Photo: Kevin Winter / Getty Images Entertainment / Getty Images
Music legend Little Joe and his company, La Familia Enterprises Inc., have filed a civil lawsuit in Hidalgo County against Edinburg author Emma González and her publishing company, County Rd.34 Publishings, alleging the co-author and publisher improperly took control of Little Joe’s 2020 biography and the profits it generated.
MySA.com reports according to court filings, the complaint — filed September 5 in Hidalgo County — accuses González and her company of breach of contract, fraud and unjust enrichment, and seeks more than $1 million in damages as well as a court declaration voiding a second agreement that Hernández says transferred his rights in the book.
The dispute centers on the biography Little Joe ¡No Llore, Chingón! An American Story — The Life of Little Joe, which was published in May 2020 and has been the subject of regional coverage and award recognition. The complaint says Little Joe and González initially agreed that he would retain control of the work and receive royalties, but that he was later induced to sign a second contract that purported to transfer 100% of the book’s rights to County Rd.34 Publishings — an agreement the “King of the Brown Sound” now argues he signed without understanding its consequences. The biography is promoted on County Rd.34’s website and is listed on booksellers’ pages.
The suit asks the court to void that second agreement, award Little Joe control of his intellectual property and accounting for profits from the book, and award compensatory damages in excess of $1 million. According to the report, Emma González featured the book among her titles on her publishing site and had not yet been formally served when the news was published.
This legal fight comes as Little Joe — a five-time Grammy winner and a 2023 National Heritage Fellowship recipient — has seen his life and career celebrated in print and onstage for decades. The biography received attention and awards after its release, and Little Joe worked with González because of shared experiences growing up as migrant farmworkers, according to interviews and coverage about the book.
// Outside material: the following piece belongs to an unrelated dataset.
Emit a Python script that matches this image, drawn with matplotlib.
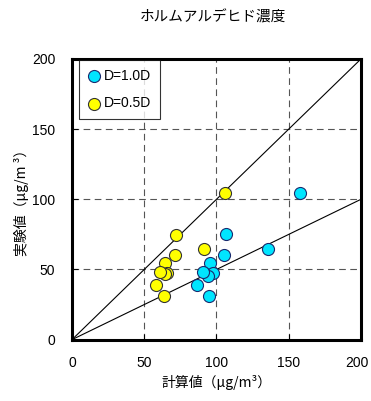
import numpy as np
import matplotlib
matplotlib.use("Agg")
import matplotlib.pyplot as plt
import matplotlib.transforms as mtransforms

plt.rcParams['font.family'] = ['Liberation Sans', 'Noto Sans CJK JP', 'DejaVu Sans']

# calculated vs measured concentration
calc_10 = [157.7, 135.8, 106.5, 105.0, 95.4, 97.7, 94.2, 90.8, 86.8, 94.5]
meas_10 = [104.8, 64.8, 75.0, 60.2, 54.3, 47.6, 45.2, 48.3, 39.0, 31.0]
calc_05 = [106.2, 71.8, 71.1, 91.2, 64.2, 65.8, 64.4, 61.2, 58.4, 63.5]
meas_05 = [104.3, 74.5, 60.2, 64.5, 54.3, 47.6, 46.7, 48.3, 39.0, 31.0]

ticks = [0, 50, 100, 150, 200]

fig = plt.figure(figsize=(3.71, 4.01), dpi=100)
ax = fig.add_axes([0.194, 0.153, 0.779, 0.700])

# reference lines y=x and y=x/2
xl = np.array([0, 200])
ax.plot(xl, xl, color='black', lw=0.8, zorder=2)
ax.plot(xl, xl * 0.5, color='black', lw=0.8, zorder=2)

ax.scatter(calc_10, meas_10, s=75, c='#00e5ff', edgecolors='#1a2a6e', linewidths=0.8,
           label='D=1.0D', zorder=3)
ax.scatter(calc_05, meas_05, s=75, c='#ffff00', edgecolors='#333333', linewidths=0.8,
           label='D=0.5D', zorder=3)

ax.set_xlim(0, 200)
ax.set_ylim(0, 200)
ax.set_xticks(ticks)
ax.set_yticks(ticks)
ax.grid(True, color='#555555', linestyle=(0, (6, 4)), lw=0.8)
ax.tick_params(direction='in', length=4, labelsize=10, pad=12)
for sp in ax.spines.values():
    sp.set_linewidth(2.2)

# last x tick label sits right at the figure edge, nudge it in a little
last = ax.get_xticklabels()[-1]
last.set_transform(last.get_transform() +
                   mtransforms.ScaledTranslation(-3 / 72, 0, fig.dpi_scale_trans))

leg = ax.legend(loc='upper left', fontsize=10, frameon=True, fancybox=False,
                edgecolor='black', handletextpad=0.2, borderpad=0.6,
                labelspacing=1.0, handlelength=1.0, bbox_to_anchor=(0.0, 1.02))
leg.get_frame().set_linewidth(0.8)

cjk = ['Noto Sans CJK JP', 'DejaVu Sans']
fig.text(0.575, 0.957, 'ホルムアルデヒド濃度', ha='center', va='center', fontsize=10.5, family=cjk)
ax.set_xlabel('計算値（μg/m³）', fontsize=10, family=cjk, labelpad=3)
ax.set_ylabel('実験値（μg/m ³）', fontsize=10, family=cjk, labelpad=2)

fig.savefig('out.png', dpi=100)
“Her life story is so similar to mine, grew up as migrant kids pickin’ and workin’ in the fields,” Little Joe said in an interview with Tejano Nation radio affiliate La Voz 93.3 FM in Abilene, Texas, in 2019. “I figured that she would be able to really deliver my message.”
What’s next: the Hidalgo County complaint sets the stage for discovery and, if the parties do not reach a settlement, a possible trial to resolve who owns the rights and profits tied to Little Joe’s life story.